Nate Washington: The Latest Victim of the Doomed Titans Wide Receiver Carousel

Henry NicholsCorrespondent IMarch 4, 2009

Say goodbye to Nate Washington.

No, not just you, Pittsburgh. The NFL. Tennessee’s Super Bowl-winning free-agent signing has no clue that he has just voluntarily marooned his NFL career.

For the last decade-plus, the Oilers/Titans franchise, for all their success, has been the place promising wide receivers go to die. Apart from scrap heap signings that panned out from almost no expectations (Bobby Wade, Justin Gage), virtually every other Titans FA at wide receiver thereafter belonged on the side of milk cartons.

Case in point: the last Steelers receiver to seek the spotlight in Tennessee was Yancey Thigpen, who was coming off his second Pro Bowl season in Pittsburgh, when he racked up a career-high 1,398 yards.

After signing with the Titans in 1998, Thigpen barely topped his ’97 yardage over the next three seasons combined, with a high of 648 yards in ‘99. Despite making several highlight-reel catches and being an integral cog of the Titans’ Super Bowl squad, his tenure in Tennessee was marred by injuries and he never led the team in either receptions or yardage. His career was kaput by the turn of the millennium at the age of 31.

The next receiver to travel to Tennessee’s own “Bermuda Triangle” was disgruntled Bengals star Carl Pickens. The erstwhile Tennessee Vol decided to make a homecoming for his career in 2000 and, like Thigpen, he already had two Pro Bowls under his belt.

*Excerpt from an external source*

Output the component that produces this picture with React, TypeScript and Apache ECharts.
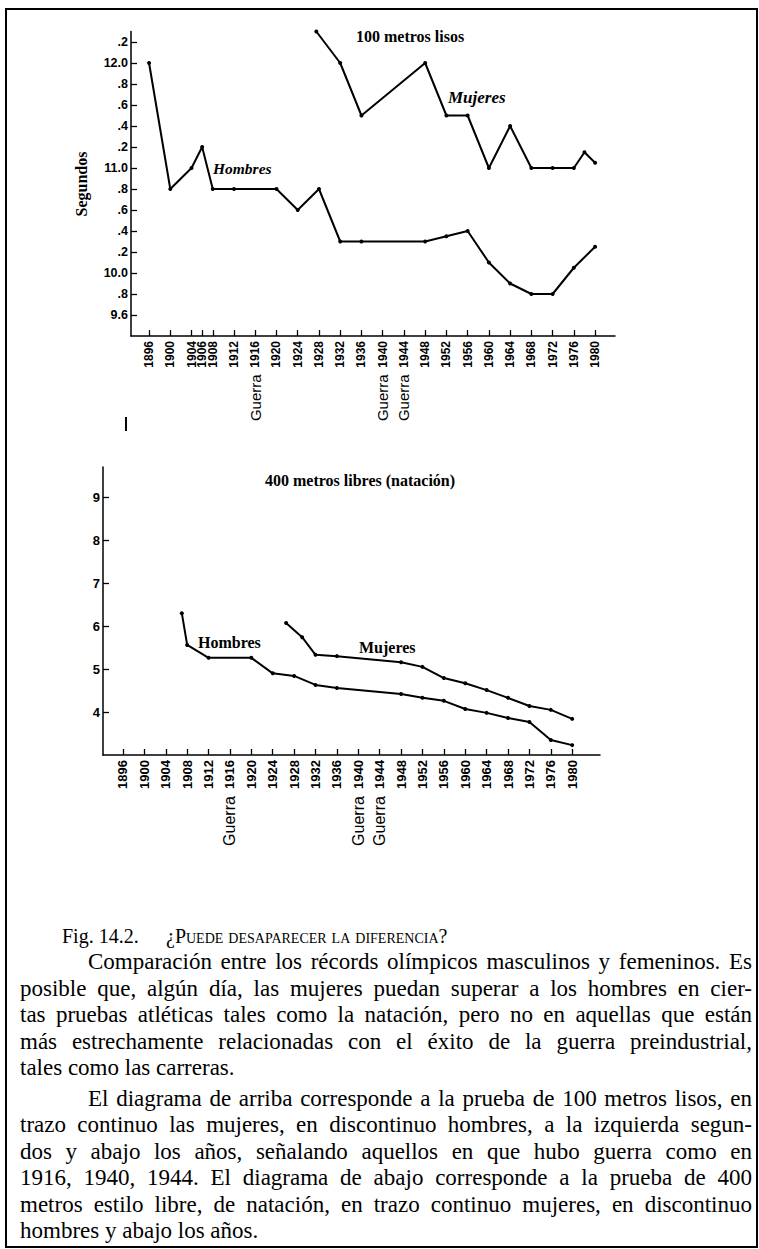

Instead, the injury bug bit Pickens too, quite viciously, with a torn hamstring. After only playing nine games for the Titans and tallying a career-low 242 yards, Pickens, at age 30, was also never to be heard from again after 2000.

David Givens’ tale is even worse as he was even more so in the prime of his career. The Patriots’ leading receiver during their ’04 Super Bowl title run, Givens was 26 when he signed a five-year, $24 million contract with the Titans, and 26 when his career was effectively over. He was injured throughout his first training camp in Tennessee, caught a measly eight passes in five games, and then capped it off with a torn ACL.

Guess what he’s doing these days?

The Titans also have a bad history with high draft picks on wide receivers. When the Titans snagged MTSU star Tyrone Calico in the second round of the ’03 draft, head coach Jeff Fisher walked around after preseason games talking as if he had stolen some kid’s candy. One of the early theorems was that Calico could be a “Nice Guy” version of Terrell Owens based on his impressive attributes and skill set for a wideout.

But, like Givens, Calico tore his ACL against the Cowboys during one of safety Roy Williams’ patented “horse collar” tackles. His career-highs of 297 yards and four touchdowns from his rookie year were all that remained of a promising career, and he was out of football after 27 games.

The Titans’ highest pick at WR before that was Kevin Dyson in 1998. You know, the guy who ran in “The Music City Miracle.” While never officially a “bust” like so many others, Dyson tore two ACLs during his career and never became the No. 1-type receiver that Randy Moss, who the Titans passed over in the draft, immediately became.

The average retirement age for the aforementioned wideouts: 28.

There’s a reason the Titans don’t draft or sign heralded wide receivers. They’re more snakebit than that one dude in Apocalypto.

With such a lurid history, it’s hard to blame someone in the know, like promising ex-Titans receiver Brandon Jones (who recently signed a FA deal with the 49ers), for getting the hell out of Dodge.

And even more puzzling for those like Washington who apparently never learned the axiom, “Those who don’t learn from history are destined to repeat it.”

Good luck, Nate. You’re going to need it.